Characterized by the extravagant and intensely dynamic nature of the Baroque period and the rampant changes of the French political, societal, and religious systems, the Clock-Watch (1600-1610; French) is an extraordinary piece of technology that was made into fashion. Clock- Watch has clear influence from its time, with ornate, symmetrical, perfected details of foliage in yellow brass, while it is also marked by its impressive range of functionality. Not only does it keep the time by the hour, but it also acts as a calendar and as an aspectarium. Though this mobile time-keeper endeavored to be at the top of its market, new technology arose quickly after its creation and the clock-watch soon became an object of display rather than of the practical use that it was really intended for (Seventeenth-Century European Watches).

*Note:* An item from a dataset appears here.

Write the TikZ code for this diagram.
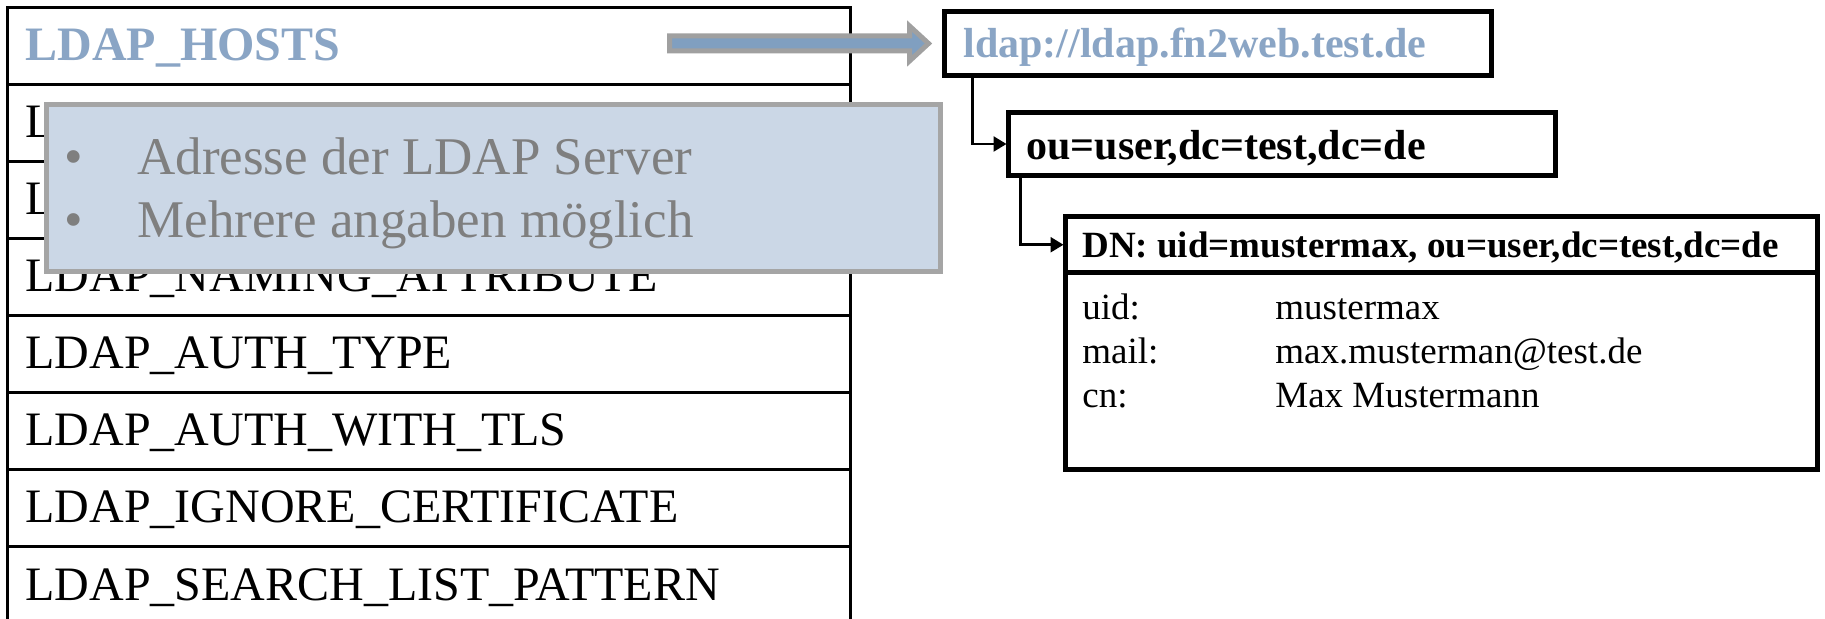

Birthed from the ideas of seventeenth and early eighteenth century puritanism, “men… seized…with avidity to keep the woman ‘in her place’” (de Bruyn 21). These men wanted to construct an “ideal woman.” We can see this directly reflected in the functionality of woman’s dress from the seventeenth to the mid-eighteenth century—the time in which Court Dress (1750 CE; British) dates back to. This type of extreme dress molded, fitted, and illustrated exactly the rigid puritanism beliefs held true by men, specifically but not exclusively, during this time. And in doing so, a narrative of the definition of a woman was created and pushed forward. Court Dress, which follows robe à la française style, is composed of heavily layered fabrics and thread of brilliant metallic and blue colors. Its sharp shapes and impressive detailed features create quite an experience for the viewer—and for the wearer as one may imagine. As exemplified in Court Dress, women’s garb during this time was extremely repressing. The waistline is sutured into the smallest of proportions, “driving the bosom upward to bob about as a barely contained base for the spherical head” (Glasscock, Jessica), while enlarged rectangular panniers of willow or whalebone hung from the waist that often kept women from entering doorways normally, being required to pass through sideways instead (Eighteenth-Century Silhouette and Support). The functionality of this dress—one that is restrictive and burdensome—reflects the nature and view held by men of women: an objective, forceful, power-driven nature. It was not until after 1750 that we begin to see the shift in the state and view of the women’s role, and hence the functionality of their clothing, due to a change in the nature of society in which “new developments in recreation, commercialization, and industrialization…” rose (Social and Family Life in the Late 17th and Early 18th Centuries).